10 comment(s) for "Friday's French - pĂȘche, nectarine, brugnon, peach":

  1. Yes I’ve heard the hybrid idea before. I have both brugnons and nectarines in the orchard. The nectarines are white fleshed, the brugnons yellow fleshed (so the opposite of your experience :-)). There is no distinction in English for brugnons, except to spell it out by calling them cling-stone nectarines.

  2. Rosemary Kneipp

    That’s strange about the colour. I’m going to ask the people at the market tomorrow what they think!

  3. I didn’t know. I’ve never had nectarine.

  4. White fleshed nectarines have come on the market more recently here. Are they then a hybrid?
    I had never imagined that they would be a hybrid of the peach or plum.
    We now have smoothed skinned peaches, but I prefer nectarines. Because of cold storage, one is often disappointed on the first bite.

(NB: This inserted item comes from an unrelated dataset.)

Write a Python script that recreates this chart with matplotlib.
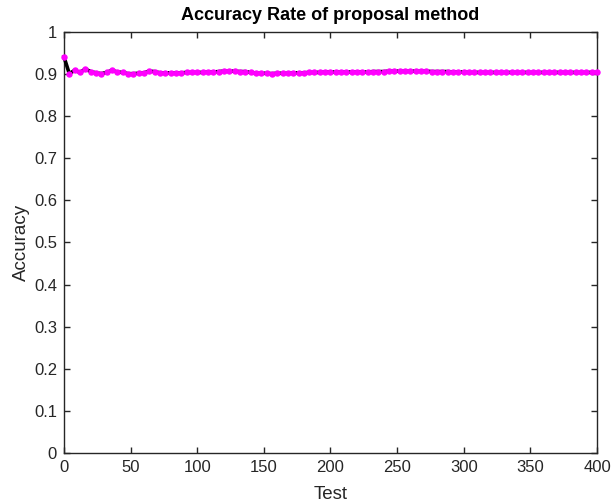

  5. No, I didn’t know of the belief but it it exactly these sort of (mis)understandings that can trip me up linguistically.

  6. Lesley

    I just thought that peaches were fuzzy and nectarines were not. The use of ‘cling peaches’ , that I have seen as tinned way back in the day, now takes on a meaning of the ease of stone removal. Fascinating! And I just googled it and got “There are two categories of peach, Clingstone and Freestone, distinguished by the ease with which the edible area pulls away from the stone (pit)”.